Prospero's Progress

  • "0ne cannot hope to understand an author if one cannot even pronounce his name," Vladimir Nabokov has observed. The point, originally made about Nikolai Gogol (pronounced Gaw gol), applies to Nabokov himself. Over the years he has repeatedly complained about the damage inflicted on the Nabokov name in its passage through foreign ports of articulation. Nab -o-kov, Nab- o -kov. Nah-bo- kov , are frequent errors. Rare mutations, he reports, include Nahba-cocoa and Na-"bob"-kopf. The correct sound, says the man who made the name famous, is Nah boa koff. Slipping on the mask of a straight face for an instant, he continues: "Vladeemir, as in 'redeemer.'"

    This last is just the sort of phonetic parallel Nabokov relishes. Similarly, he is fond of insisting that, with minor adjustments for Julian and Gregorian dating systems, he shares an April 23 birth date with William Shakespeare. But then, he adds, "So does Shirley Temple."

    This little charade is just a conversational pleasantry. Or is it? Who can ever be sure with Nabokov? Perhaps he has something more in mind. Devout Nabokov watchers might find clues in those references to Julius Caesar and Pope Gregory. They might see implications of the fall of Rome, the rise of Byzantium, and a consequent gap between East and West that makes comparisons impossible between Anglo-Saxon writers (Shakespeare) and Slavic Writers (Nabokov).

    Slightly pedantic word play, cultural booby traps, brisk leaps from the Bard of Avon to the "Good Ship Lollipop", elegant "divertissements" for all occasions -- such things can be expected of Nabokov. But that is far from all. Russian by birth, a U.S. citizen who now lives in Switzerland, he has become, at 70, the greatest living American novelist, and the most original writer and stylist since Joyce.

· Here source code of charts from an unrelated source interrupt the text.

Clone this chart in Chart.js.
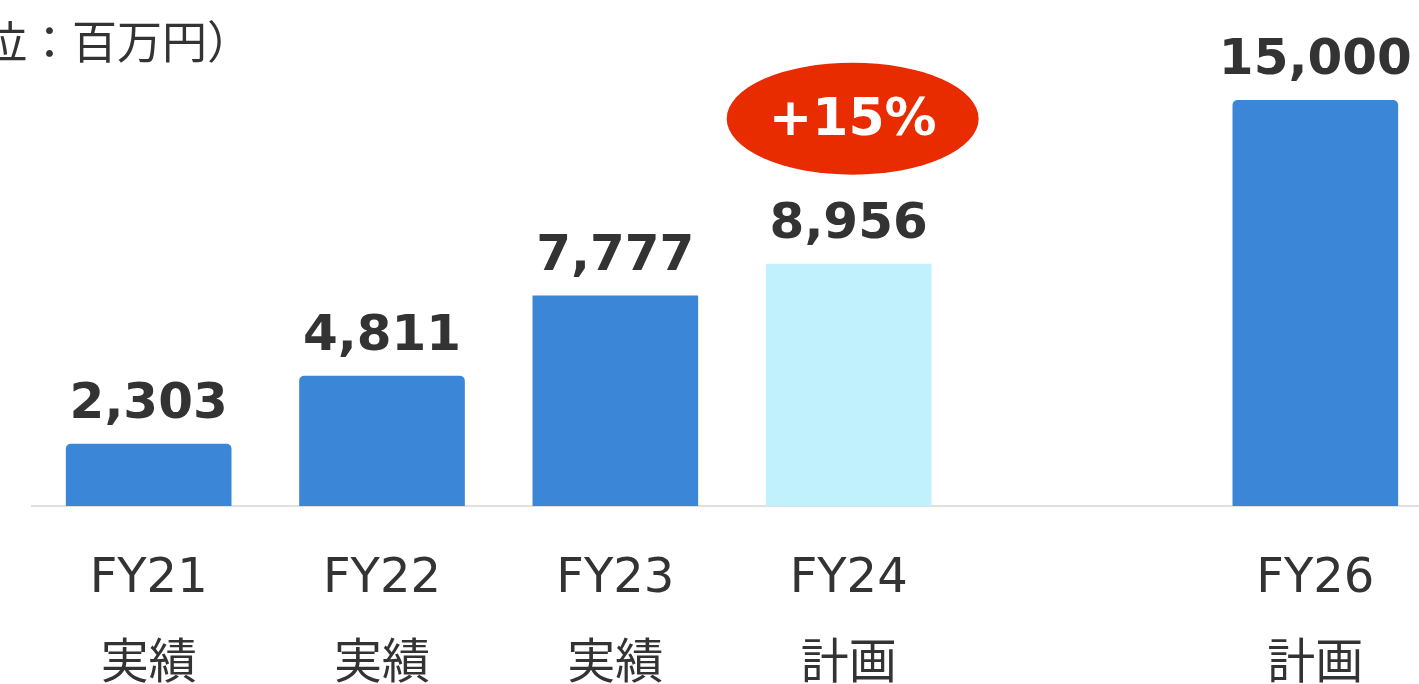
<!DOCTYPE html>
<html lang="ja">
<head>
    <meta charset="UTF-8">
    <title>売上推移</title>
    <script src="https://cdn.jsdelivr.net/npm/chart.js@4.4.1/dist/chart.umd.min.js"></script>
    <style>
        html, body {
            margin: 0;
            padding: 0;
            background: #ffffff;
            overflow: hidden;
        }
        .chart-box {
            position: relative;
            width: 1440px;
            height: 731px;
        }
    </style>
</head>
<body>
    <div class="chart-box">
        <canvas id="salesChart"></canvas>
    </div>

    <script>
        // Chart data
        const categories = [['FY21', '実績'], ['FY22', '実績'], ['FY23', '実績'], ['FY24', '計画'], '', ['FY26', '計画']];
        const values = [2303, 4811, 7777, 8956, null, 15000];
        const barColors = ['#3b86d6', '#3b86d6', '#3b86d6', '#c1f1fc', '#3b86d6', '#3b86d6'];
        const barRadius = [5, 5, 0, 0, 0, 5];
        const unitLabel = '（単位：百万円）';
        const growthIndex = 3;
        const growthText = '+15%';

        const latin = '"DejaVu Sans", "Noto Sans CJK JP", sans-serif';

        // value labels + growth badge + unit caption
        const overlayPlugin = {
            id: 'overlay',
            afterDatasetsDraw(chart) {
                const ctx = chart.ctx;
                const meta = chart.getDatasetMeta(0);
                ctx.save();
                ctx.textAlign = 'center';
                ctx.textBaseline = 'alphabetic';
                ctx.fillStyle = '#333333';
                ctx.font = 'bold 50px ' + latin;
                meta.data.forEach(function(bar, i) {
                    if (values[i] == null) return;
                    ctx.fillText(values[i].toLocaleString('en-US'), bar.x, bar.y - 26);
                });

                // growth ellipse over FY24
                const gb = meta.data[growthIndex];
                const cx = gb.x + 4, cy = gb.y - 145;
                ctx.fillStyle = '#e82c00';
                ctx.beginPath();
                ctx.ellipse(cx, cy, 126, 56, 0, 0, Math.PI * 2);
                ctx.fill();
                ctx.fillStyle = '#ffffff';
                ctx.textBaseline = 'middle';
                ctx.font = 'bold 52px ' + latin;
                ctx.fillText(growthText, cx, cy + 3);

                // unit caption (cut at the left edge like the source)
                ctx.fillStyle = '#333333';
                ctx.textAlign = 'right';
                ctx.textBaseline = 'middle';
                ctx.font = '45px "Noto Sans CJK JP", sans-serif';
                ctx.fillText(unitLabel, 252, 42);
                ctx.restore();
            }
        };

        new Chart(document.getElementById('salesChart'), {
            type: 'bar',
            data: {
                labels: categories,
                datasets: [{
                    data: values,
                    backgroundColor: barColors,
                    borderRadius: barRadius,
                    borderSkipped: 'start',
                    barPercentage: 0.71,
                    categoryPercentage: 1.0
                }]
            },
            options: {
                responsive: true,
                maintainAspectRatio: false,
                animation: false,
                layout: {
                    padding: { left: 32, right: 8, top: 100, bottom: 0 }
                },
                plugins: {
                    legend: { display: false },
                    tooltip: { enabled: false }
                },
                scales: {
                    x: {
                        grid: { display: false },
                        border: { display: true, color: '#e0e0e0', width: 2 },
                        ticks: {
                            color: '#333333',
                            padding: 23,
                            maxRotation: 0,
                            autoSkip: false,
                            font: { family: latin, size: 48, lineHeight: 1.78 }
                        }
                    },
                    y: {
                        display: false,
                        min: 0,
                        max: 15000
                    }
                }
            },
            plugins: [overlayPlugin]
        });
    </script>
</body>
</html>
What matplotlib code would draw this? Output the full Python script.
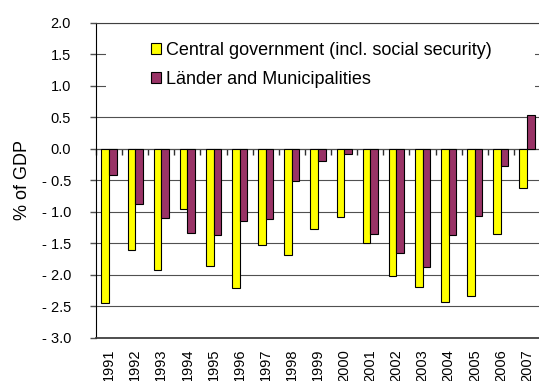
import numpy as np
import matplotlib
matplotlib.use("Agg")
import matplotlib.pyplot as plt
from matplotlib.patches import Patch, Rectangle
from matplotlib.ticker import FuncFormatter

# general government balances by level, % of GDP
years = [str(y) for y in range(1991, 2008)]
central = [-2.45, -1.61, -1.92, -0.96, -1.86, -2.21, -1.53, -1.68, -1.27,
           -1.08, -1.49, -2.02, -2.19, -2.43, -2.33, -1.35, -0.62]
laender = [-0.42, -0.88, -1.10, -1.33, -1.37, -1.15, -1.12, -0.51, -0.20,
           -0.09, -1.36, -1.66, -1.87, -1.37, -1.07, -0.27, 0.53]
series_names = ["Central government (incl. social security)",
                "Länder and Municipalities"]

yellow = "#ffff00"
purple = "#993366"

plt.rcParams["font.family"] = ["Liberation Sans", "DejaVu Sans"]

fig = plt.figure(figsize=(5.39, 3.81), dpi=100)
ax = fig.add_axes([0.178, 0.1136, 0.824, 0.8264])

x = np.arange(len(years))
w = 0.29
ax.bar(x - w / 2, central, w, color=yellow, edgecolor="black", linewidth=0.8, zorder=2)
ax.bar(x + w / 2, laender, w, color=purple, edgecolor="black", linewidth=0.8, zorder=2)

ax.set_xlim(-0.5, len(years) - 0.5)
ax.set_ylim(-3.0, 2.0)
ax.set_yticks(np.arange(-3.0, 2.01, 0.5))
ax.yaxis.set_major_formatter(FuncFormatter(
    lambda v, p: f"- {abs(v):.1f}" if v < -1e-9 else f"{abs(v):.1f}"))
ax.grid(axis="y", color="#505050", linewidth=0.8)
ax.set_axisbelow(True)

# white area behind the legend hides the upper gridlines
ax.add_patch(Rectangle((0.0225, 0.72), 0.966, 0.27, transform=ax.transAxes,
                       facecolor="white", edgecolor="none", zorder=0.8))

ax.set_xticks(x)
ax.set_xticklabels(years, rotation=90, fontsize=10.5)
ax.tick_params(axis="x", length=0, pad=8)
ax.tick_params(axis="y", length=4, width=1, pad=14, labelsize=10.5, color="#505050")

ax.spines["right"].set_visible(False)
ax.spines["left"].set_color("black")
ax.spines["top"].set_color("#404040")
ax.spines["bottom"].set_color("#404040")
ax.spines["bottom"].set_linewidth(1.3)

# zero line with the category tick marks
zero = ax.secondary_xaxis(0.6)
zero.set_xticks(np.arange(len(years) + 1) - 0.5)
zero.set_xticklabels([])
zero.tick_params(direction="in", length=4, width=1, color="#303030")
zero.spines["top"].set_color("black")
zero.spines["bottom"].set_color("black")

ax.set_ylabel("% of GDP", fontsize=13)
ax.yaxis.set_label_coords(-0.146, 0.5)

handles = [Patch(facecolor=yellow, edgecolor="black", linewidth=0.8),
           Patch(facecolor=purple, edgecolor="black", linewidth=0.8)]
ax.legend(handles, series_names, loc="upper left", bbox_to_anchor=(0.124, 0.939),
          frameon=False, fontsize=13, handlelength=0.55, handleheight=0.55,
          handletextpad=0.28, labelspacing=0.66, borderpad=0, borderaxespad=0)

fig.savefig("out.png", dpi=100)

He is also an exile, a man who has triumphantly survived this century of the refugee, a man who has lost everything, yet transformed his losses through art and levity into a habitation of the mind.

    Nabokov's literary province is a bizarre, aristocratic, occasionally maddening amusement park in part devoted to literary instruction. It has many sideshows but only one magician. The general public, which chose to read "Lolita" as a Prurient tale of pedophilia, enters through the main gate, hoping to meet the creator of that doomed and delectable child. A more sophisticated clientele moves beyond the midway to seek out and applaud Dr. Nabokov, the butterfly Chaser, dealer in anagrammatical gimcracks, triple-tongued punster, animator of "Doppelganger", shuffler of similes. Prolonged exposure to Nabokov reveals much more. What he calls his "ever-ever" land of artifice opens on intriguing distances, There words transform the world into metaphor and time is held exquisitely at bay by memory.

    "Ada, or Ardor: A Family Chronicle", Nabokov's latest novel, is already a bestseller. Nabokov's peculiar fascination -- and enduring power -- escapes conventional measurement, but by any standard, the range and volume of his work in two languages is prodigious. It includes 15 novels (nine Russian, six English) and translations of other writers' work. His fiction differs from most novels in much the same way that a poem differs from a political treatise. One is an end in itself. The other, however intricate and elegant, is a means to an end. In a classic sneer at the use of plot in poetry, T. S. Eliot has compared it to a lump of meat thrown a house dog by a burglar (the writer) to keep him busy while the real business is attended to -- rifling the silver cupboard or dealing in the wizardry of words. Nabokov feels the same way.